Like every business they were hit by the recession, experiencing a drop in visitor numbers, blank weekends and fewer corporate shooting parties. But things have recovered now and are better, James adds optimistically.

So how does he find sharing his home with members of the public and a spectrum of commercial operations?The children, of whatever age, seem to like having a big house and space. I think wives, on the whole, sometimes dont like having people around the place, James notes with a wry smile. He and his second wife Lucy, and their two young daughters divide their time between Eastnor and London, where Lucy runs an interior design business. We can live quite separately and entertain friends to lunch while a wedding is going on in the house. Weve tried to keep it flexible so it is a house as well as a business and we can easily switch. I like that people who come here seem to enjoy it, and like seeing the fire lit and our cat walking about the place and our family pictures dotted about. Heritage is incredibly important if we want tourism and most visitors to this county include a visit to a historic property, so its an important part of the tourism package.


James Hervey-Bathurst
Herefordshire Ambassador

What do you think Herefordshire needs to survive and prosper in 2011?
Eastnor Village is a wonderful example of getting people to work in the countryside with the benefit of modern communications. We have Land Rover workshops; a blacksmith who does work for architects all over England; Roger Oates floors and fabrics; D3 Active who use Eastnor for team-building activities; a wine merchant; potter and Vincent Wildlife Trust, so there is reasonable diversity.
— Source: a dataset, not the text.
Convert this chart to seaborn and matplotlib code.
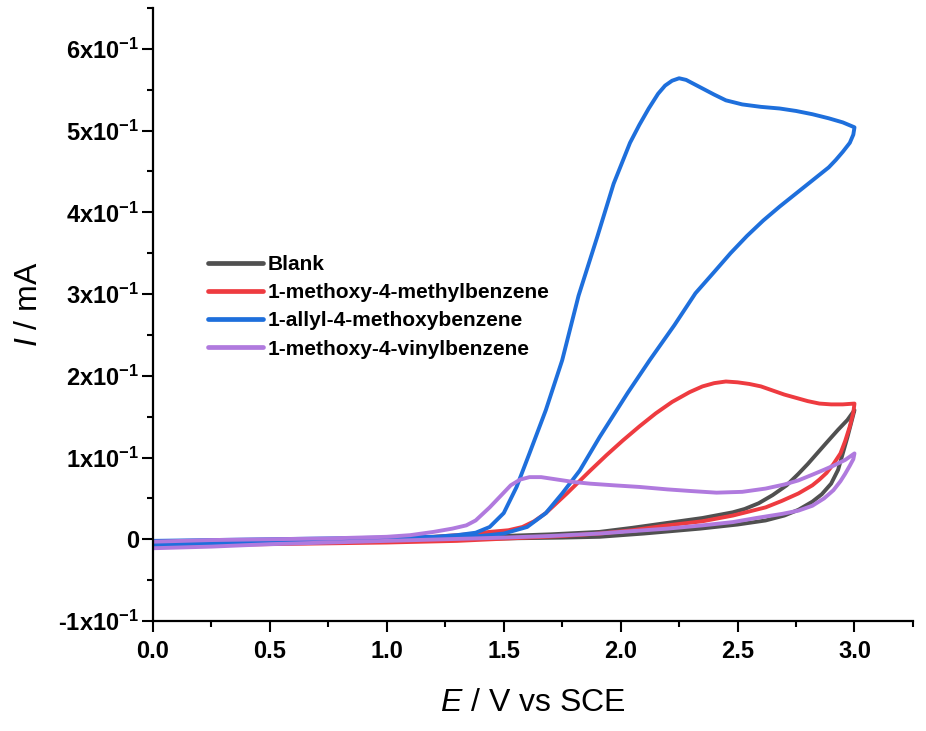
import matplotlib
matplotlib.use('Agg')
import matplotlib.pyplot as plt
import seaborn as sns
import pandas as pd
from matplotlib.ticker import MultipleLocator, FixedLocator, FixedFormatter

# cyclic voltammograms, each loop is forward scan then reverse scan
series_names = ['Blank', '1-methoxy-4-methylbenzene',
                '1-allyl-4-methoxybenzene', '1-methoxy-4-vinylbenzene']
colors = ['#505050', '#ee3b40', '#1e6fdc', '#b07ade']

e_blank = [0.0, 0.25, 0.5, 0.75, 1.0, 1.25, 1.5, 1.75, 1.91, 2.1, 2.34, 2.5, 2.62, 2.7, 2.76, 2.82, 2.86, 2.9, 2.93, 2.95, 2.97, 2.99, 3.0,
           2.985, 2.97, 2.93, 2.88, 2.84, 2.8, 2.76, 2.71, 2.65, 2.59, 2.53, 2.48, 2.35, 2.2, 2.05, 1.91, 1.7, 1.5, 1.25, 1.0, 0.75, 0.5, 0.25, 0.0]
i_blank = [-0.007, -0.005, -0.003, -0.002, -0.001, 0.0, 0.001, 0.002, 0.003, 0.007, 0.013, 0.018, 0.023, 0.029, 0.036, 0.046, 0.055, 0.068, 0.085, 0.105, 0.125, 0.147, 0.158,
           0.152, 0.146, 0.134, 0.118, 0.105, 0.092, 0.08, 0.066, 0.054, 0.044, 0.037, 0.033, 0.026, 0.02, 0.014, 0.009, 0.006, 0.004, 0.002, 0.001, -0.001, -0.002, -0.004, -0.005]

e_methyl = [0.0, 0.25, 0.5, 0.75, 1.0, 1.2, 1.35, 1.44, 1.52, 1.58, 1.63, 1.68, 1.77, 1.87, 1.94, 2.01, 2.08, 2.15, 2.22, 2.295, 2.35, 2.4, 2.45, 2.5, 2.55, 2.6, 2.65, 2.7, 2.75, 2.8, 2.85, 2.9, 2.95, 3.0,
            2.995, 2.98, 2.96, 2.94, 2.91, 2.88, 2.85, 2.82, 2.76, 2.69, 2.62, 2.55, 2.48, 2.35, 2.2, 2.05, 1.91, 1.75, 1.6, 1.45, 1.3, 1.0, 0.75, 0.5, 0.25, 0.0]
i_methyl = [-0.004, -0.003, -0.002, 0.0, 0.001, 0.003, 0.006, 0.009, 0.011, 0.015, 0.022, 0.032, 0.056, 0.084, 0.103, 0.121, 0.138, 0.154, 0.168, 0.18, 0.187, 0.191, 0.193, 0.192, 0.19, 0.187, 0.182, 0.177, 0.173, 0.169, 0.166, 0.165, 0.165, 0.166,
            0.155, 0.138, 0.12, 0.105, 0.092, 0.081, 0.073, 0.066, 0.056, 0.047, 0.039, 0.034, 0.029, 0.022, 0.017, 0.011, 0.007, 0.004, 0.002, 0.0, -0.002, -0.004, -0.005, -0.006, -0.007, -0.009]

e_allyl = [0.0, 0.25, 0.5, 0.75, 1.0, 1.2, 1.3, 1.38, 1.44, 1.5, 1.555, 1.61, 1.68, 1.75, 1.82, 1.9, 1.97, 2.04, 2.08, 2.12, 2.16, 2.19, 2.22, 2.25, 2.28, 2.32, 2.36, 2.4, 2.45, 2.52, 2.6, 2.68, 2.75, 2.82, 2.89, 2.95, 3.0,
           2.995, 2.98, 2.95, 2.92, 2.89, 2.82, 2.75, 2.68, 2.61, 2.54, 2.47, 2.4, 2.32, 2.23, 2.124, 2.03, 1.91, 1.825, 1.75, 1.68, 1.6, 1.5, 1.4, 1.2, 1.0, 0.75, 0.5, 0.25, 0.0]
i_allyl = [-0.002, -0.001, 0.0, 0.001, 0.002, 0.003, 0.005, 0.008, 0.015, 0.032, 0.064, 0.105, 0.158, 0.219, 0.298, 0.37, 0.435, 0.485, 0.507, 0.527, 0.545, 0.555, 0.561, 0.564, 0.562, 0.556, 0.55, 0.544, 0.537, 0.532, 0.529, 0.527, 0.524, 0.52, 0.515, 0.51, 0.504,
           0.495, 0.485, 0.474, 0.464, 0.455, 0.439, 0.423, 0.407, 0.39, 0.371, 0.35, 0.327, 0.301, 0.262, 0.219, 0.179, 0.125, 0.084, 0.056, 0.032, 0.015, 0.007, 0.004, 0.001, -0.001, -0.002, -0.004, -0.005, -0.007]

e_vinyl = [0.0, 0.25, 0.5, 0.75, 1.0, 1.1, 1.2, 1.28, 1.34, 1.38, 1.41, 1.44, 1.48, 1.53, 1.57, 1.61, 1.66, 1.73, 1.8, 1.87, 1.97, 2.08, 2.2, 2.3, 2.41, 2.52, 2.62, 2.7, 2.76, 2.82, 2.87, 2.91, 2.96, 3.0,
           2.995, 2.98, 2.96, 2.94, 2.91, 2.87, 2.82, 2.76, 2.69, 2.58, 2.48, 2.35, 2.2, 2.05, 1.91, 1.7, 1.5, 1.25, 1.0, 0.75, 0.5, 0.25, 0.0]
i_vinyl = [-0.003, -0.001, 0.0, 0.001, 0.003, 0.005, 0.009, 0.013, 0.017, 0.023, 0.031, 0.039, 0.051, 0.066, 0.073, 0.076, 0.076, 0.073, 0.07, 0.068, 0.066, 0.064, 0.061, 0.059, 0.057, 0.058, 0.062, 0.067, 0.072, 0.079, 0.085, 0.09, 0.097, 0.105,
           0.098, 0.09, 0.08, 0.071, 0.06, 0.05, 0.041, 0.035, 0.031, 0.026, 0.021, 0.017, 0.013, 0.01, 0.007, 0.004, 0.002, 0.0, -0.002, -0.004, -0.006, -0.009, -0.011]

y_ticks = [-0.1, 0.0, 0.1, 0.2, 0.3, 0.4, 0.5, 0.6]
y_tick_labels = ['-1x10$^{-1}$', '0', '1x10$^{-1}$', '2x10$^{-1}$', '3x10$^{-1}$',
                 '4x10$^{-1}$', '5x10$^{-1}$', '6x10$^{-1}$']

frames = []
for name, e, i in zip(series_names,
                      [e_blank, e_methyl, e_allyl, e_vinyl],
                      [i_blank, i_methyl, i_allyl, i_vinyl]):
    d = pd.DataFrame({'E': e, 'I': i})
    d['series'] = name
    frames.append(d)
df = pd.concat(frames, ignore_index=True)

sns.set_style('ticks')
plt.rcParams['font.family'] = ['Liberation Sans', 'DejaVu Sans']
plt.rcParams['mathtext.fontset'] = 'custom'
plt.rcParams['mathtext.rm'] = 'Liberation Sans'
plt.rcParams['mathtext.it'] = 'Liberation Sans:italic'
plt.rcParams['mathtext.bf'] = 'Liberation Sans:bold'
plt.rcParams['mathtext.default'] = 'regular'
plt.rcParams['text.color'] = 'black'
plt.rcParams['axes.labelcolor'] = 'black'

fig = plt.figure(figsize=(9.26, 7.31), dpi=100)
ax = fig.add_axes([0.1652, 0.1505, 0.8207, 0.8386])

sns.lineplot(data=df, x='E', y='I', hue='series', hue_order=series_names,
             palette=colors, sort=False, estimator=None, units='series',
             linewidth=2.8, ax=ax)

ax.set_xlim(0, 3.25)
ax.set_ylim(-0.1, 0.65)
ax.xaxis.set_major_locator(MultipleLocator(0.5))
ax.xaxis.set_minor_locator(MultipleLocator(0.25))
ax.yaxis.set_major_locator(FixedLocator(y_ticks))
ax.yaxis.set_major_formatter(FixedFormatter(y_tick_labels))
ax.yaxis.set_minor_locator(MultipleLocator(0.05))
ax.xaxis.set_major_formatter(plt.FuncFormatter(lambda v, p: f'{v:.1f}'))

for s in ['top', 'right']:
    ax.spines[s].set_visible(False)
for s in ['left', 'bottom']:
    ax.spines[s].set_linewidth(1.6)
    ax.spines[s].set_color('black')

ax.tick_params(which='major', direction='out', length=8, width=1.5, colors='black', labelsize=17, pad=6)
ax.tick_params(which='minor', direction='out', length=4.5, width=1.5, colors='black')
ax.tick_params(axis='y', which='major', pad=2)
for lab in ax.get_xticklabels() + ax.get_yticklabels():
    lab.set_fontweight('bold')

ax.set_xlabel('$\\mathit{E}$ / V vs SCE', fontsize=23, labelpad=18, color='black')
ax.set_ylabel('$\\mathit{I}$ / mA', fontsize=23, color='black')
ax.yaxis.set_label_coords(-0.143, 0.517)

handles, labels = ax.get_legend_handles_labels()
leg = ax.legend(handles, labels, loc='upper left', bbox_to_anchor=(0.073, 0.597),
                frameon=False, borderaxespad=0, borderpad=0,
                handlelength=2.6, handletextpad=0.24, labelspacing=0.44,
                prop={'weight': 'bold', 'size': 15})
for line in leg.get_lines():
    line.set_linewidth(3.4)
for txt in leg.get_texts():
    txt.set_color('black')

fig.savefig('out.png', dpi=100)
We are lucky in this part of the county to have easy access to the motorway and have good communications and those things need to be done elsewhere.
The access for West Herefordshire is improving but needs better networks and an improved rail service.

What needs to be done to promote tourism in the county?
If you count up throughout the year, we probably get 100,000 visitors here, not all to see the castle but for the festivals and camping and other events and I think the important thing for Herefordshire is that we have various pockets of attractions and destinations. One of the things Im keen to do as a Herefordshire Ambassador is ensure a joined-up approach to the Malvern Hills AONB between Worcestershire and Herefordshire, so people dont visit and get no further than Malvern. The Wye Valley AONB has its own map, which carries through all of the counties and we need something like that for the Malvern Hills area.
I think there are things people havent learnt to appreciate as much, such as the rural tranquillity, landscape and historic buildings, so what the county needs is to package better the things we have got.
I think the churches in Herefordshire are fantastic, for example. The Monuments Fund is helping with the restoration of Shobdon church and it is a fantastic place. You could go on a trail of a wonderful variety of interesting churches and while youre on the trail youd then spend time in wonderful pubs and villages, so would see the quality and diversity in architecture and offerings of the county.